At a scant 71 minutes, A Christmas Tale works like two very different films in terms of tone. The first half is almost like a kid's movie right out of the 80's and is very reminiscent of films like Stand By Me and the Brian Trenchard-Smith film, The Quest (man I loved that movie). It is set in 1985, so you see a film set in that time period, that is also successfully conveying how life was for a lot of kids that age, at that time.
If you are in your mid 20's to mid 30's, you will love all of the bad-ass retro movies and TV shows that these children are in to. They use code names that are all characters from the A-Team, one kid is completely obsessed with the Karate Kid (I still am), and you get glimpses of bedrooms filled with Star Wars toys and Ghostbusters stuff strewn about. A few of the characters watch what is a film within a film titled Zombie Invasion, which is like an Exploitation Zombie movie that is inter-cut into A Christmas Tale. It serves no other purpose than to show that these kids are into the same stuff many of us were when we were kids and I am assuming the filmmakers were into also.

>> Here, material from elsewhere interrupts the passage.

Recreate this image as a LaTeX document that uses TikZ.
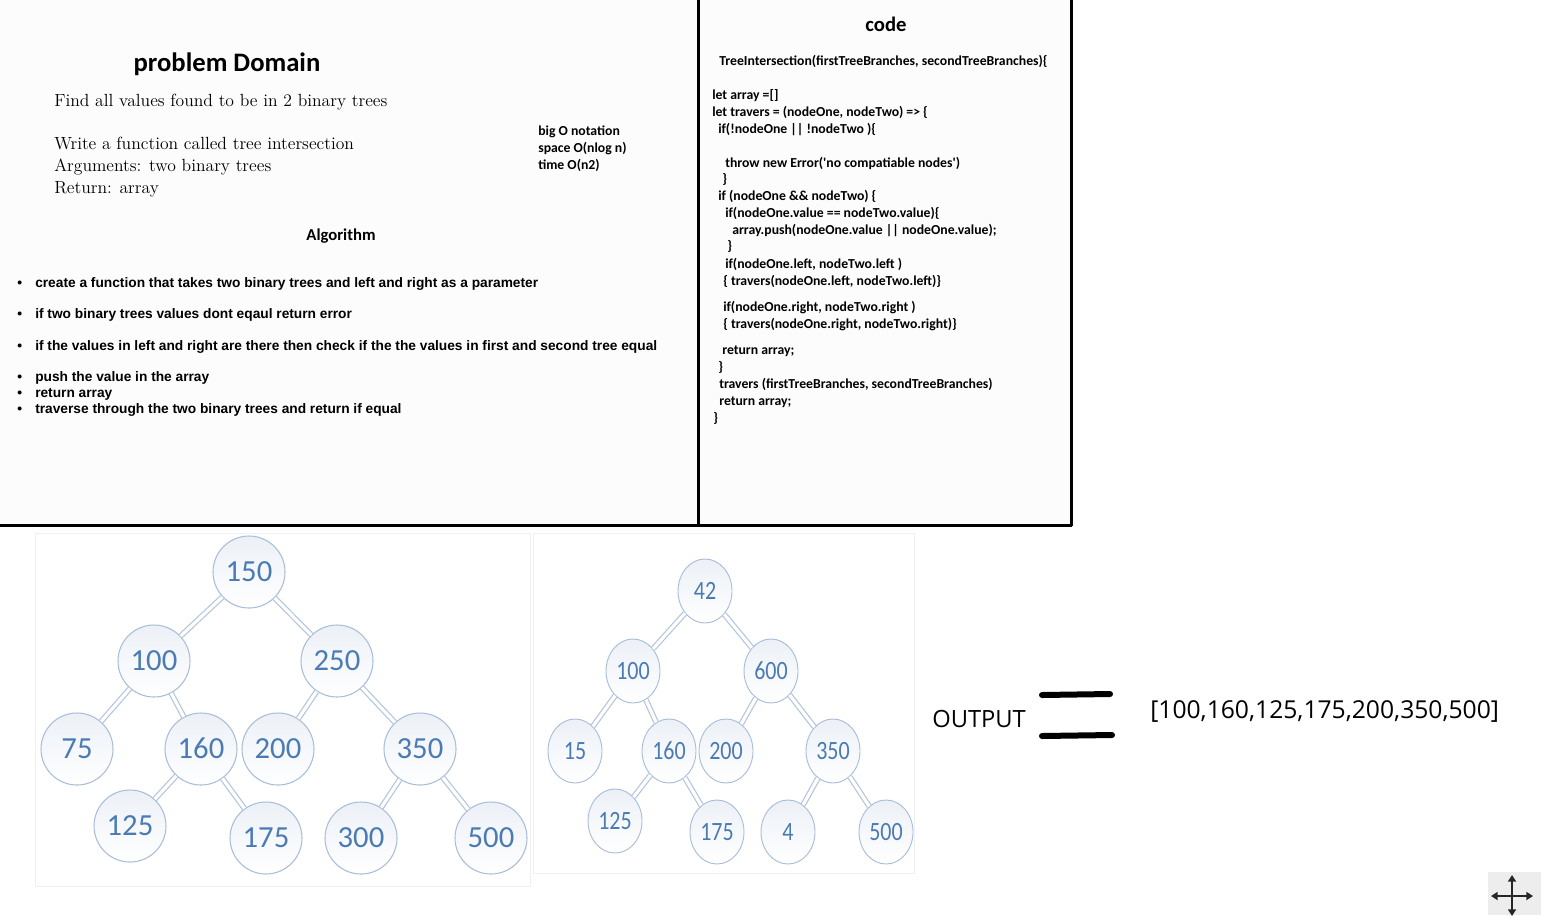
\documentclass[tikz,border=0pt]{standalone}
\usepackage{fontspec}
\newfontfamily\calibri{Carlito}
\newfontfamily\arialfont{Liberation Sans}
\newfontfamily\segoe{Open Sans}
\usepackage{tikz}
\usetikzlibrary{positioning, shapes.geometric, arrows.meta}

\definecolor{numblue}{HTML}{4A7BB4}
\definecolor{ringblue}{HTML}{A9BED9}
\definecolor{edgeblue}{HTML}{B3C5DC}
\newcommand{\tallnum}[1]{\scalebox{1}[1.2]{#1}}

\begin{document}
\begin{tikzpicture}[
        x=0.75pt, y=-0.75pt,
        every node/.style={inner sep=0pt, text height=0.72em, text depth=0.2em},
        heading/.style={font=\calibri\bfseries\fontsize{20}{22}\selectfont},
        serifline/.style={anchor=west, font=\fontsize{13.2}{15}\selectfont},
        bigo/.style={anchor=west, font=\calibri\bfseries\fontsize{10.3}{12}\selectfont},
        bulletline/.style={anchor=west, font=\arialfont\bfseries\fontsize{10.3}{12}\selectfont},
        codeline/.style={anchor=west, font=\calibri\bfseries\fontsize{10.3}{12}\selectfont},
        bignum/.style={circle, draw=ringblue, line width=0.8pt, top color=ringblue!22, bottom color=white,
            minimum size=54pt, text=numblue, text height=14.5pt, text depth=0pt,
            font=\calibri\fontsize{23}{25}\selectfont},
        smallnum/.style={ellipse, draw=ringblue, line width=0.7pt, top color=ringblue!22, bottom color=white,
            minimum width=40.5pt, minimum height=48pt, text=numblue, text height=12.5pt, text depth=0pt,
            font=\calibri\fontsize{16.5}{18}\selectfont},
        branch/.style={draw=edgeblue, line width=0.9pt, double=white, double distance=2.4pt},
        equalbar/.style={line width=4.5pt, line cap=round},
        moving/.style={black!85, line width=1.3pt, {Triangle[length=5pt, width=6pt]}-{Triangle[length=5pt, width=6pt]}},
    ]
        \useasboundingbox (0,0) rectangle (1541,915);

        % Panels
        \fill[black!1] (0,0) rectangle (1071,525);
        \draw[line width=2.25pt] (0,525) -- (1072,525);
        \draw[line width=2.25pt] (698,0) -- (698,525);
        \draw[line width=2.25pt] (1071,0) -- (1071,526);
        \draw[black!6, line width=0.75pt] (35,533) rectangle (530,886);
        \draw[black!6, line width=0.75pt] (533,533) rectangle (914,873);

        % Problem domain
        \node[heading] (domaintitle) at (227,68) {problem Domain};
        \node[serifline] (findline) at (54,103) {Find all values found to be in 2 binary trees};
        \node[serifline] (writeline) at (54,146) {Write a function called tree intersection};
        \node[serifline] (argsline) at (54,168) {Arguments: two binary trees};
        \node[serifline] (returnline) at (54,190) {Return: array};
        \node[bigo] (bigotitle) at (538,132) {big O notation};
        \node[bigo] (bigospace) at (538,149) {space O(nlog n)};
        \node[bigo] (bigotime) at (538,166) {time O(n2)};

        % Algorithm
        \node[heading, font=\calibri\bfseries\fontsize{12.5}{14}\selectfont] (algotitle) at (341,237) {Algorithm};
        \foreach \y/\txt in {
            284/create a function that takes two binary trees and left and right as a parameter,
            315/if two binary trees values dont eqaul return error,
            347/if the values in left and right  are there then check if the the values in first and second tree equal,
            378/push the value in the array,
            394/return array,
            410/traverse through the two binary trees and return if equal}
        {
            \node[bulletline] at (17,\y) {\textbullet};
            \node[bulletline] at (35,\y) {\txt};
        }

        % Code
        \node[heading, font=\calibri\bfseries\fontsize{15.5}{17}\selectfont] (codetitle) at (886,28) {code};
        \node[codeline] (c1) at (719,62) {TreeIntersection(firstTreeBranches, secondTreeBranches)\{};
        \node[codeline] (c2) at (712,96) {let array =[]};
        \node[codeline] (c3) at (712,113) {let travers = (nodeOne, nodeTwo) => \{};
        \node[codeline] (c4) at (718,130) {if(!nodeOne || !nodeTwo )\{};
        \node[codeline] (c5) at (725,164) {throw new Error(\textquotesingle no compatiable nodes\textquotesingle)};
        \node[codeline] (c6) at (722,180) {\}};
        \node[codeline] (c7) at (718,197) {if (nodeOne \&\& nodeTwo) \{};
        \node[codeline] (c8) at (725,214) {if(nodeOne.value == nodeTwo.value)\{};
        \node[codeline] (c9) at (732,231) {array.push(nodeOne.value || nodeOne.value);};
        \node[codeline] (c10) at (727,247) {\}};
        \node[codeline] (c11) at (725,265) {if(nodeOne.left, nodeTwo.left )};
        \node[codeline] (c12) at (723,282) {\{ travers(nodeOne.left, nodeTwo.left)\}};
        \node[codeline] (c13) at (723,308) {if(nodeOne.right, nodeTwo.right )};
        \node[codeline] (c14) at (723,325) {\{ travers(nodeOne.right, nodeTwo.right)\}};
        \node[codeline] (c15) at (722,351) {return array;};
        \node[codeline] (c16) at (718,368) {\}};
        \node[codeline] (c17) at (719,385) {travers (firstTreeBranches, secondTreeBranches)};
        \node[codeline] (c18) at (719,402) {return array;};
        \node[codeline] (c19) at (713,419) {\}};

        % First tree
        \node[bignum] (first150) at (249,572) {150};
        \node[bignum] (first100) at (154,661) {100};
        \node[bignum] (first250) at (337,661) {250};
        \node[bignum] (first75) at (77,749) {75};
        \node[bignum] (first160) at (201,749) {160};
        \node[bignum] (first200) at (278,749) {200};
        \node[bignum] (first350) at (420,749) {350};
        \node[bignum] (first125) at (130,826) {125};
        \node[bignum] (first175) at (266,838) {175};
        \node[bignum] (first300) at (361,838) {300};
        \node[bignum] (first500) at (491,838) {500};
        \foreach \a/\b in {150/100, 150/250, 100/75, 100/160, 250/200, 250/350, 160/125, 160/175, 350/300, 350/500}
            \draw[branch] (first\a) -- (first\b);

        % Second tree
        \node[smallnum] (second42) at (705,591) {\tallnum{42}};
        \node[smallnum] (second100) at (633,671) {\tallnum{100}};
        \node[smallnum] (second600) at (771,671) {\tallnum{600}};
        \node[smallnum] (second15) at (575,751) {\tallnum{15}};
        \node[smallnum] (second160) at (669,751) {\tallnum{160}};
        \node[smallnum] (second200) at (726,751) {\tallnum{200}};
        \node[smallnum] (second350) at (833,751) {\tallnum{350}};
        \node[smallnum] (second125) at (615,821) {\tallnum{125}};
        \node[smallnum] (second175) at (717,832) {\tallnum{175}};
        \node[smallnum] (second4) at (788,832) {\tallnum{4}};
        \node[smallnum] (second500) at (886,832) {\tallnum{500}};
        \foreach \a/\b in {42/100, 42/600, 100/15, 100/160, 600/200, 600/350, 160/125, 160/175, 350/4, 350/500}
            \draw[branch] (second\a) -- (second\b);

        % Output
        \node[anchor=west, font=\segoe\fontsize{17.8}{20}\selectfont] (outlabel) at (932,724) {OUTPUT};
        \coordinate (eqtopleft) at (1042,695);
        \coordinate (eqtopright) at (1110,694);
        \coordinate (eqbotleft) at (1042,736);
        \coordinate (eqbotright) at (1112,735);
        \draw[equalbar] (eqtopleft) -- (eqtopright);
        \draw[equalbar] (eqbotleft) -- (eqbotright);
        \node[anchor=west, font=\segoe\fontsize{18.5}{20}\selectfont] (outarray) at (1150,715) {[100,160,125,175,200,350,500]};

        % Move handle
        \fill[black!7] (1488,872) rectangle (1541,915);
        \coordinate (mvleft) at (1491,896);
        \coordinate (mvright) at (1533,896);
        \coordinate (mvtop) at (1512,875);
        \coordinate (mvbottom) at (1512,916);
        \draw[moving] (mvleft) -- (mvright);
        \draw[moving] (mvtop) -- (mvbottom);

    \end{tikzpicture}
\end{document}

This is very well done and really brings a fun sense of nostalgia in how it is all captured, and it brings about a sense of connection to the characters as you can see a bit of yourself in these kids in one way or another. How far does that connection go though? That is where the film takes a turn from fun 80's kids movie, to a much darker place when a few of the characters become manipulative and it shows how even youth can be driven by greed and power.
We are all like the kids in many ways and most of us would do differently in such a situation. Others...maybe not so much. The way a few of the characters treat their siblings and this woman, who is essentially bad, but still a human, shows how evil some people can be when put into certain situations. There is also consequence in making the decisions that are made and without getting into too much detail, when the woman escapes her unholy hole; she is not too pleased about what the children did to her.
Outside of the trapped woman, there are no adults to be "physically" seen in this film, which shows you that these kids are in their own little world, almost living by their own rules. All of the youthful actors in A Christmas Tale are very solid and believable in their roles, and all but one of the children are boys, with the lone girl being played by a pre-Pan's Labyrinth Ivana Baquero. Maru Valdivielso as the trapped thief in a Santa suit is fantastic and when you get into the more horrific elements of this film, she is quite scary and effective and makes for a great villain of sorts.
A Christmas Tale is an enjoyable, nostalgia filled romp that is very well made and something that is not commonly seen these days. The feeling of retro-kids films is spot on and the horror elements are all in place for a fun holiday fueled ride that is well worth a watch for the Christmas season. I cannot stress enough what a great bargain the 6 Films to Keep You Awake is; with 6 semi-short Spanish horror films for under $20, you just can't beat it.